/---
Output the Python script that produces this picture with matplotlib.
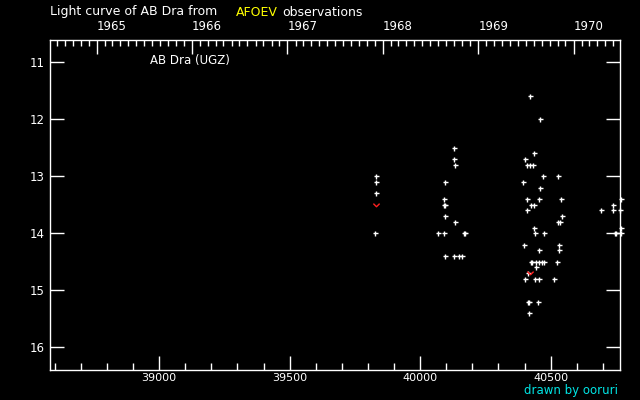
import datetime as dt
import numpy as np
import matplotlib
matplotlib.use("Agg")
import matplotlib.pyplot as plt

# visual estimates (JD - 2400000, magnitude)
jd = [39832, 39832, 39832, 39828,
      40131, 40131, 40134, 40096, 40092, 40092, 40096, 40096, 40134,
      40069, 40092, 40169, 40173, 40096, 40131, 40150, 40161,
      40422, 40460, 40437, 40403, 40410, 40422, 40433,
      40472, 40529, 40395, 40460, 40410, 40456, 40541,
      40426, 40437, 40410, 40544, 40529, 40537,
      40437, 40441, 40475, 40399, 40533, 40456, 40533,
      40426, 40429, 40445, 40456, 40468, 40475, 40525,
      40445, 40414, 40403, 40441, 40456, 40514,
      40414, 40418, 40453, 40418,
      40694, 40740, 40740, 40770, 40767, 40770, 40746, 40751, 40770]
mag = [13.0, 13.1, 13.3, 14.0,
       12.5, 12.7, 12.8, 13.1, 13.4, 13.5, 13.5, 13.7, 13.8,
       14.0, 14.0, 14.0, 14.0, 14.4, 14.4, 14.4, 14.4,
       11.6, 12.0, 12.6, 12.7, 12.8, 12.8, 12.8,
       13.0, 13.0, 13.1, 13.2, 13.4, 13.4, 13.4,
       13.5, 13.5, 13.6, 13.7, 13.8, 13.8,
       13.9, 14.0, 14.0, 14.2, 14.2, 14.3, 14.3,
       14.5, 14.5, 14.5, 14.5, 14.5, 14.5, 14.5,
       14.6, 14.7, 14.8, 14.8, 14.8, 14.8,
       15.2, 15.2, 15.2, 15.4,
       13.6, 13.5, 13.6, 13.4, 13.6, 13.9, 14.0, 14.0, 14.0]

# "fainter than" observations
jd_lim = [39832, 40422]
mag_lim = [13.5, 14.7]

years = [1965, 1966, 1967, 1968, 1969, 1970]
y_ticks = [11, 12, 13, 14, 15, 16]
x_ticks = [39000, 39500, 40000, 40500]

def to_jd(d):
    # JD - 2400000 of a calendar date
    return (d - dt.date(1858, 11, 17)).days + 0.5

W = 'white'
fs = 8.5
fig = plt.figure(figsize=(6.4, 4.0), dpi=100, facecolor='black')
ax = fig.add_axes([50/640, 30/400, 570.4/640, 330/400], facecolor='black')

ax.plot(jd, mag, '+', color=W, ms=3.6, mew=1.0, clip_on=False)
ax.plot(jd_lim, mag_lim, ls='none', marker=[(-1, 0.6), (0, -0.4), (1, 0.6)],
        mfc='none', mec='#ff2020', ms=4.5, mew=1.0)

ax.set_xlim(38582, 40767)
ax.set_ylim(16.4, 10.61)

for s in ax.spines.values():
    s.set_color(W)
    s.set_linewidth(1.0)

ax.set_xticks(x_ticks)
ax.set_xticks(np.arange(38600, 40800, 100), minor=True)
ax.set_yticks(y_ticks)
ax.set_yticklabels([str(v) for v in y_ticks])
ax.tick_params(axis='x', which='major', direction='in', length=10, width=1,
               color=W, labelcolor=W, labelsize=8, pad=2, top=False)
ax.tick_params(axis='x', which='minor', direction='in', length=5, width=1,
               color=W, top=False)
ax.tick_params(axis='y', which='major', direction='in', length=10, width=1,
               color=W, labelcolor=W, labelsize=fs, pad=4, right=True)

# calendar axis on top
top = ax.twiny()
top.set_xlim(ax.get_xlim())
top.set_xticks([to_jd(dt.date(y, 1, 1)) for y in years])
top.set_xticklabels([str(y) for y in years], ha='left')
months = [to_jd(dt.date(y, m, 1)) for y in range(1964, 1971) for m in range(1, 13)]
months = [m for m in months if 38582 <= m <= 40767]
top.set_xticks(months, minor=True)
top.tick_params(axis='x', which='major', direction='in', length=10, width=1,
                color=W, labelcolor=W, labelsize=fs, pad=5)
top.tick_params(axis='x', which='minor', direction='in', length=4, width=1, color=W)
for s in top.spines.values():
    s.set_visible(False)

# titles
fig.text(50/640, 1 - 12/400, 'Light curve of AB Dra from', color=W,
         fontsize=9, va='center', ha='left')
fig.text(236/640, 1 - 12/400, 'AFOEV', color='yellow',
         fontsize=9, va='center', ha='left')
fig.text(282/640, 1 - 12/400, 'observations', color=W,
         fontsize=9, va='center', ha='left')
fig.text(150/640, 1 - 60.5/400, 'AB Dra (UGZ)', color=W,
         fontsize=fs, va='center', ha='left')
fig.text(618/640, 1 - 390.5/400, 'drawn by ooruri', color='#00e5e5',
         fontsize=fs, va='center', ha='right')

plt.savefig('out.png', dpi=100, facecolor='black')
\---
> **Short exercise**
Please restate the material above line by line, exactly, beginning at its first line and ending with the line that contains "s.set_linewidth(1.0)", without any pictures.

> **Task output**
Output the Python script that produces this picture with matplotlib.
import datetime as dt
import numpy as np
import matplotlib
matplotlib.use("Agg")
import matplotlib.pyplot as plt

# visual estimates (JD - 2400000, magnitude)
jd = [39832, 39832, 39832, 39828,
      40131, 40131, 40134, 40096, 40092, 40092, 40096, 40096, 40134,
      40069, 40092, 40169, 40173, 40096, 40131, 40150, 40161,
      40422, 40460, 40437, 40403, 40410, 40422, 40433,
      40472, 40529, 40395, 40460, 40410, 40456, 40541,
      40426, 40437, 40410, 40544, 40529, 40537,
      40437, 40441, 40475, 40399, 40533, 40456, 40533,
      40426, 40429, 40445, 40456, 40468, 40475, 40525,
      40445, 40414, 40403, 40441, 40456, 40514,
      40414, 40418, 40453, 40418,
      40694, 40740, 40740, 40770, 40767, 40770, 40746, 40751, 40770]
mag = [13.0, 13.1, 13.3, 14.0,
       12.5, 12.7, 12.8, 13.1, 13.4, 13.5, 13.5, 13.7, 13.8,
       14.0, 14.0, 14.0, 14.0, 14.4, 14.4, 14.4, 14.4,
       11.6, 12.0, 12.6, 12.7, 12.8, 12.8, 12.8,
       13.0, 13.0, 13.1, 13.2, 13.4, 13.4, 13.4,
       13.5, 13.5, 13.6, 13.7, 13.8, 13.8,
       13.9, 14.0, 14.0, 14.2, 14.2, 14.3, 14.3,
       14.5, 14.5, 14.5, 14.5, 14.5, 14.5, 14.5,
       14.6, 14.7, 14.8, 14.8, 14.8, 14.8,
       15.2, 15.2, 15.2, 15.4,
       13.6, 13.5, 13.6, 13.4, 13.6, 13.9, 14.0, 14.0, 14.0]

# "fainter than" observations
jd_lim = [39832, 40422]
mag_lim = [13.5, 14.7]

years = [1965, 1966, 1967, 1968, 1969, 1970]
y_ticks = [11, 12, 13, 14, 15, 16]
x_ticks = [39000, 39500, 40000, 40500]

def to_jd(d):
    # JD - 2400000 of a calendar date
    return (d - dt.date(1858, 11, 17)).days + 0.5

W = 'white'
fs = 8.5
fig = plt.figure(figsize=(6.4, 4.0), dpi=100, facecolor='black')
ax = fig.add_axes([50/640, 30/400, 570.4/640, 330/400], facecolor='black')

ax.plot(jd, mag, '+', color=W, ms=3.6, mew=1.0, clip_on=False)
ax.plot(jd_lim, mag_lim, ls='none', marker=[(-1, 0.6), (0, -0.4), (1, 0.6)],
        mfc='none', mec='#ff2020', ms=4.5, mew=1.0)

ax.set_xlim(38582, 40767)
ax.set_ylim(16.4, 10.61)

for s in ax.spines.values():
    s.set_color(W)
    s.set_linewidth(1.0)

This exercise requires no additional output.